Eyewitness News23-06-2025
CAPE TOWN - Hundreds of refugees living in tented camps in Cape Town say they're not refusing help from authorities but were pleading for relocation out of South Africa as the city seeks a court order to evict them.
Around 360 foreign nationals, many of them asylum seekers, have been living in two temporary sites — Paint City in Bellville and Wingfield in Maitland — since 2020. About 800 of them were moved there after being removed from a church in Cape Town's city centre, where they had camped out in protest, demanding repatriation or relocation to a third country.
In a video statement posted on social media on 19 June, Cape Town Mayor Geordin Hill-Lewis said that the city was now moving forward with formal eviction proceedings.
ALSO READ: Foreign nationals at Bellville, Wingfield tent sites have refused all offers of help - Hill-Lewis
But the group at the sites said they weren't fighting to stay in South Africa, they just didn't want to be deported to the countries they fled. Many insist they've been asking for international relocation, not local reintegration.
Mayor Hill-Lewis told CapeTalk's John Maytham that efforts from agencies, including the UNHCR, had not swayed what he called "die-hards":
"Even the United Nations Commission on Refugees has helped, or tried to help, but they have stubbornly insisted that they should be transported to Canada. They will only leave if they get free passage to Canada — which is obviously not going to happen."
"We don't want to be here anymore. We just want the UN or someone to help us leave South Africa, but not go back to our country," said one refugee who spoke anonymously.
Congolese national, Mukanda Lambert, who lives at the Wingfield site, said it was untrue that they were occupying the land unlawfully.
"We didn't come here by ourselves — the very same government put us here. I don't know what game they're playing."
Others who took up the offer to return to South African communities said that reintegration efforts have failed because the support offered was insufficient.
"Some of us took the money, but they haven't really supported us," said a 24-year-old mother who was born in South Africa without documentation. "They only gave R2,000 per family to move and as a family of five how do you pay rent, buy food and other needs? We'd hoped they'd help us get our papers so that we can live normal lives."

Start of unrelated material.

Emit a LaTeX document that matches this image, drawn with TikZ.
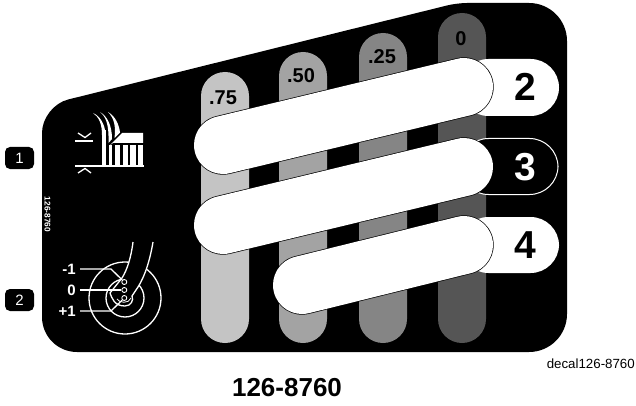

In the same statement published via social media, the Department of Home Affairs said the eviction formed part of a broader effort to reclaim public spaces and enforce immigration laws.
"There were numerous offers made in cooperation with international agencies to relocate many of the people. Many of them took up the offers but some have refused and today we're saying enough is enough," said Home Affairs Minister Leon Schreiber.
"The department recently launched 'Operation New Broom' to signal our commitment to enforcing the rule of law when it comes to illegal immigrants occupying public spaces."
The land occupied by the camps is earmarked for possible future social housing projects in partnership with the city, according to Public Works Minister Dean Macpherson.
Meanwhile, those who remain at the camps described life as increasingly dire, with a lack of sanitation leaving people to use plastic bags, makeshift structures from cardboard have been erected inside the tents and illness is common.
"We live like we're not human," said one woman. "But still, we stay because there's nowhere else to go. If the eviction is successful, we'll be here waiting for the City of Cape Town to throw us out."
With eviction proceedings now formally under way, many refugees said they'd have no choice but to wait on the city's next move because they had nowhere else to go.